### Data section
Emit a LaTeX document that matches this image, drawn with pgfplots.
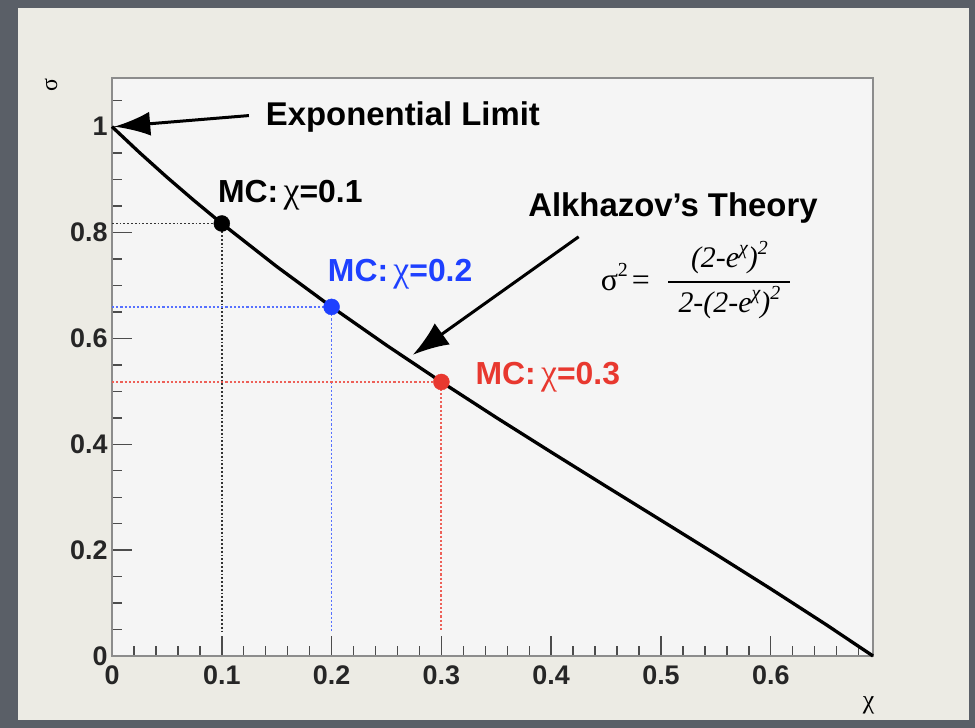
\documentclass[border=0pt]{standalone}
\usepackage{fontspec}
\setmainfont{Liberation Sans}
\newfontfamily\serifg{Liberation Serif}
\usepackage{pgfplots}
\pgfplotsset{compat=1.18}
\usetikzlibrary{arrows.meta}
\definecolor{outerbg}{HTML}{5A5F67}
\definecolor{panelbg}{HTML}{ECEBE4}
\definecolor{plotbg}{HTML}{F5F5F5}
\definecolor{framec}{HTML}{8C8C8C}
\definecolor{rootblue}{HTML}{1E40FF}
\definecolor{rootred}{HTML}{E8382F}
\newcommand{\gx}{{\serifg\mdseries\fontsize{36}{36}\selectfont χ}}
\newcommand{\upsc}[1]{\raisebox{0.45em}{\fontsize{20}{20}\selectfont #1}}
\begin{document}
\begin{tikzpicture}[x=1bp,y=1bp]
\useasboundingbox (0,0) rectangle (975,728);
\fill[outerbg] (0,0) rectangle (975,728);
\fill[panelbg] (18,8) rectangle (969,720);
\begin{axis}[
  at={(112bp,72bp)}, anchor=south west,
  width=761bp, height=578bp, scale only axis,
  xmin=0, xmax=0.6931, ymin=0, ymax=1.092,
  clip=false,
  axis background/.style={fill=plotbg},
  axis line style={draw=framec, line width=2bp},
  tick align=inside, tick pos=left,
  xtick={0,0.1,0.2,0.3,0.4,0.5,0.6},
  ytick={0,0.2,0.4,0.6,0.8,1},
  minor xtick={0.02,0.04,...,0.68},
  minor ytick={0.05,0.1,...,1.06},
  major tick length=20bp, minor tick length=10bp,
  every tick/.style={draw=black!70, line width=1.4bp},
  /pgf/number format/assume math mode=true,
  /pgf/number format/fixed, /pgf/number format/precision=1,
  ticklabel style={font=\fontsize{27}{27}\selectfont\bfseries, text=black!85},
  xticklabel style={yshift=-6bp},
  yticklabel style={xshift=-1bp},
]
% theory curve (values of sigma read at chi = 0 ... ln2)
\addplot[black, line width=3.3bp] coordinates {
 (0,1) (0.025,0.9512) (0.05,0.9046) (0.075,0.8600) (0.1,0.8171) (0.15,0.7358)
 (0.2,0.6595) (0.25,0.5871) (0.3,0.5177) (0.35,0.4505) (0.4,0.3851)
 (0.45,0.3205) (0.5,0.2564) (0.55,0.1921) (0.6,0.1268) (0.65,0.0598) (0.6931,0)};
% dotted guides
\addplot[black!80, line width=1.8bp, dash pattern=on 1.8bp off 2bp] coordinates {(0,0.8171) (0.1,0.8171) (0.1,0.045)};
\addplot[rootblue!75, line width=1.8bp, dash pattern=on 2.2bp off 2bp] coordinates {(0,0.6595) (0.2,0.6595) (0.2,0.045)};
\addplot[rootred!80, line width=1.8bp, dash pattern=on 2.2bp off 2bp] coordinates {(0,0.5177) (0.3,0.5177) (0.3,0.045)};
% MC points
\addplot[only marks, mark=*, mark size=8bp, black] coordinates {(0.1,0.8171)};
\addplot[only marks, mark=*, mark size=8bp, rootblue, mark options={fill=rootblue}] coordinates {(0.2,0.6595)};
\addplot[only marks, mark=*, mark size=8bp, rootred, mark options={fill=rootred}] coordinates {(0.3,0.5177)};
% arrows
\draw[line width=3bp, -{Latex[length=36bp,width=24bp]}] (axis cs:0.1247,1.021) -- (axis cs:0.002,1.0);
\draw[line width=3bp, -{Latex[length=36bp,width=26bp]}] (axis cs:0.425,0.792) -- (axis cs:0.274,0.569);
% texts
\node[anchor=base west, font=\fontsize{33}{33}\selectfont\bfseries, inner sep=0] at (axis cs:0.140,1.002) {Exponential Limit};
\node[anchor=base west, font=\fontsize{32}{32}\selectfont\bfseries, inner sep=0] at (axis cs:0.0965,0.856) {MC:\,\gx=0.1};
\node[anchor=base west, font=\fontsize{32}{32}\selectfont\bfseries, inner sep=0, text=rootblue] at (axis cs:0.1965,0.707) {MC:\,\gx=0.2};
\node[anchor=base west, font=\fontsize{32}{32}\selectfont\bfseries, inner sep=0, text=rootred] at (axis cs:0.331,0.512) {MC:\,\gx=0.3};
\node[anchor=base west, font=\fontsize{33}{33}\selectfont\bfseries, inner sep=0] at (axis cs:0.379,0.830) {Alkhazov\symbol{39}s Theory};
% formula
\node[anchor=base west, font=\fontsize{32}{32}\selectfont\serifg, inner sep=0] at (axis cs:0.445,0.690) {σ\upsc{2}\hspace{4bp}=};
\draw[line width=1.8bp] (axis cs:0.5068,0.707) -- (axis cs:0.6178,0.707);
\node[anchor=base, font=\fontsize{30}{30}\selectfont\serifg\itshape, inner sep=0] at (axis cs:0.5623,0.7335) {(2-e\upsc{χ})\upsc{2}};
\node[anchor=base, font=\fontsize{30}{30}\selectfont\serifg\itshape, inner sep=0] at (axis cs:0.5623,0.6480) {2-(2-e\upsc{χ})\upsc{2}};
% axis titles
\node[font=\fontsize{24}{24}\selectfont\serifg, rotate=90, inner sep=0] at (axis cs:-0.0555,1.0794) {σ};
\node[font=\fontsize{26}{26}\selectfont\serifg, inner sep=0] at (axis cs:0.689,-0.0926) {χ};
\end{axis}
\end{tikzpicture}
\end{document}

### Task statement
Print the whole listing above once more, word for word, without its pictures.

### Result
Emit a LaTeX document that matches this image, drawn with pgfplots.
\documentclass[border=0pt]{standalone}
\usepackage{fontspec}
\setmainfont{Liberation Sans}
\newfontfamily\serifg{Liberation Serif}
\usepackage{pgfplots}
\pgfplotsset{compat=1.18}
\usetikzlibrary{arrows.meta}
\definecolor{outerbg}{HTML}{5A5F67}
\definecolor{panelbg}{HTML}{ECEBE4}
\definecolor{plotbg}{HTML}{F5F5F5}
\definecolor{framec}{HTML}{8C8C8C}
\definecolor{rootblue}{HTML}{1E40FF}
\definecolor{rootred}{HTML}{E8382F}
\newcommand{\gx}{{\serifg\mdseries\fontsize{36}{36}\selectfont χ}}
\newcommand{\upsc}[1]{\raisebox{0.45em}{\fontsize{20}{20}\selectfont #1}}
\begin{document}
\begin{tikzpicture}[x=1bp,y=1bp]
\useasboundingbox (0,0) rectangle (975,728);
\fill[outerbg] (0,0) rectangle (975,728);
\fill[panelbg] (18,8) rectangle (969,720);
\begin{axis}[
  at={(112bp,72bp)}, anchor=south west,
  width=761bp, height=578bp, scale only axis,
  xmin=0, xmax=0.6931, ymin=0, ymax=1.092,
  clip=false,
  axis background/.style={fill=plotbg},
  axis line style={draw=framec, line width=2bp},
  tick align=inside, tick pos=left,
  xtick={0,0.1,0.2,0.3,0.4,0.5,0.6},
  ytick={0,0.2,0.4,0.6,0.8,1},
  minor xtick={0.02,0.04,...,0.68},
  minor ytick={0.05,0.1,...,1.06},
  major tick length=20bp, minor tick length=10bp,
  every tick/.style={draw=black!70, line width=1.4bp},
  /pgf/number format/assume math mode=true,
  /pgf/number format/fixed, /pgf/number format/precision=1,
  ticklabel style={font=\fontsize{27}{27}\selectfont\bfseries, text=black!85},
  xticklabel style={yshift=-6bp},
  yticklabel style={xshift=-1bp},
]
% theory curve (values of sigma read at chi = 0 ... ln2)
\addplot[black, line width=3.3bp] coordinates {
 (0,1) (0.025,0.9512) (0.05,0.9046) (0.075,0.8600) (0.1,0.8171) (0.15,0.7358)
 (0.2,0.6595) (0.25,0.5871) (0.3,0.5177) (0.35,0.4505) (0.4,0.3851)
 (0.45,0.3205) (0.5,0.2564) (0.55,0.1921) (0.6,0.1268) (0.65,0.0598) (0.6931,0)};
% dotted guides
\addplot[black!80, line width=1.8bp, dash pattern=on 1.8bp off 2bp] coordinates {(0,0.8171) (0.1,0.8171) (0.1,0.045)};
\addplot[rootblue!75, line width=1.8bp, dash pattern=on 2.2bp off 2bp] coordinates {(0,0.6595) (0.2,0.6595) (0.2,0.045)};
\addplot[rootred!80, line width=1.8bp, dash pattern=on 2.2bp off 2bp] coordinates {(0,0.5177) (0.3,0.5177) (0.3,0.045)};
% MC points
\addplot[only marks, mark=*, mark size=8bp, black] coordinates {(0.1,0.8171)};
\addplot[only marks, mark=*, mark size=8bp, rootblue, mark options={fill=rootblue}] coordinates {(0.2,0.6595)};
\addplot[only marks, mark=*, mark size=8bp, rootred, mark options={fill=rootred}] coordinates {(0.3,0.5177)};
% arrows
\draw[line width=3bp, -{Latex[length=36bp,width=24bp]}] (axis cs:0.1247,1.021) -- (axis cs:0.002,1.0);
\draw[line width=3bp, -{Latex[length=36bp,width=26bp]}] (axis cs:0.425,0.792) -- (axis cs:0.274,0.569);
% texts
\node[anchor=base west, font=\fontsize{33}{33}\selectfont\bfseries, inner sep=0] at (axis cs:0.140,1.002) {Exponential Limit};
\node[anchor=base west, font=\fontsize{32}{32}\selectfont\bfseries, inner sep=0] at (axis cs:0.0965,0.856) {MC:\,\gx=0.1};
\node[anchor=base west, font=\fontsize{32}{32}\selectfont\bfseries, inner sep=0, text=rootblue] at (axis cs:0.1965,0.707) {MC:\,\gx=0.2};
\node[anchor=base west, font=\fontsize{32}{32}\selectfont\bfseries, inner sep=0, text=rootred] at (axis cs:0.331,0.512) {MC:\,\gx=0.3};
\node[anchor=base west, font=\fontsize{33}{33}\selectfont\bfseries, inner sep=0] at (axis cs:0.379,0.830) {Alkhazov\symbol{39}s Theory};
% formula
\node[anchor=base west, font=\fontsize{32}{32}\selectfont\serifg, inner sep=0] at (axis cs:0.445,0.690) {σ\upsc{2}\hspace{4bp}=};
\draw[line width=1.8bp] (axis cs:0.5068,0.707) -- (axis cs:0.6178,0.707);
\node[anchor=base, font=\fontsize{30}{30}\selectfont\serifg\itshape, inner sep=0] at (axis cs:0.5623,0.7335) {(2-e\upsc{χ})\upsc{2}};
\node[anchor=base, font=\fontsize{30}{30}\selectfont\serifg\itshape, inner sep=0] at (axis cs:0.5623,0.6480) {2-(2-e\upsc{χ})\upsc{2}};
% axis titles
\node[font=\fontsize{24}{24}\selectfont\serifg, rotate=90, inner sep=0] at (axis cs:-0.0555,1.0794) {σ};
\node[font=\fontsize{26}{26}\selectfont\serifg, inner sep=0] at (axis cs:0.689,-0.0926) {χ};
\end{axis}
\end{tikzpicture}
\end{document}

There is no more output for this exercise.